After about a week of back and forth – first with my Web provider, and then with Cloudflare tech support, the root cause was identified and fixed. Everything is OK now. But that isn’t the real subject of this post.
This is a tiny non-commercial blog mainly of interest to family and friends. As such, it probably doesn’t need to use Cloudflare at all. However, Cloudflare keeps copies of my posts on its servers worldwide, so the site loads faster than it would otherwise. I think it’s worth the effort to set up. Besides, Cloudflare is free for small fry like me.

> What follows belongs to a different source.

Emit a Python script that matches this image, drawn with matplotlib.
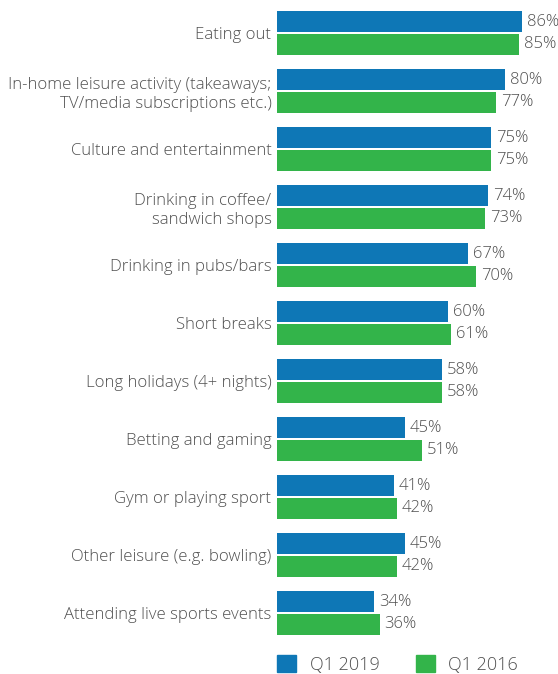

This site is pretty non-controversial so I don’t expect that anyone would come after me with a bot army to knock it offline. It might be different if I had a major commercial or political website – in that case, Cloudflare offers additional protection against so-called Denial of Service attacks. That is the real reason their services exist.
And to go further, what if this site advocated racism, misogyny or other anti-social behavior? Well, in theory, Cloudflare could protect this site from DoS attacks – much as security protects political figures from attack at rallies.
The question a lot of folks on the Internet would ask is – should Cloudflare do that? In fact, the company has kicked only one client off their service – a virulent neo-Nazi site. That was after this black hat site had been dumped by its web provider and deleted from most social media sites as well.
There were plenty of hackers out there ready to blitz the fascists as soon as Cloudflare dropped them. So in a way, Cloudflare was acting as a Web censor by subtracting their services from the bad guy. Their terms of service give them a perfect right to do that. Some may say this is a good thing.
And yet..the CEO of Cloudflare believes that his company has immense power to say who can be on the Internet or not – simply by refusing to protect a site from attack. He also believes that having this sort of power is dangerous, and it should be used as sparingly as possible. Much as I have little sympathy for sites such as Daily Stormer, I agree.
It took weeks of internal debate – and a statement by the neo-Nazis that there were people at Cloudflare that sympathized with them – before the CEO made the decision to pull the plug and let the Net vigilantes do their work. Even then, he’s not convinced that any one person or Internet company should have the power to zap something he finds objectionable. I sure would not want to be the CEO of Cloudflare.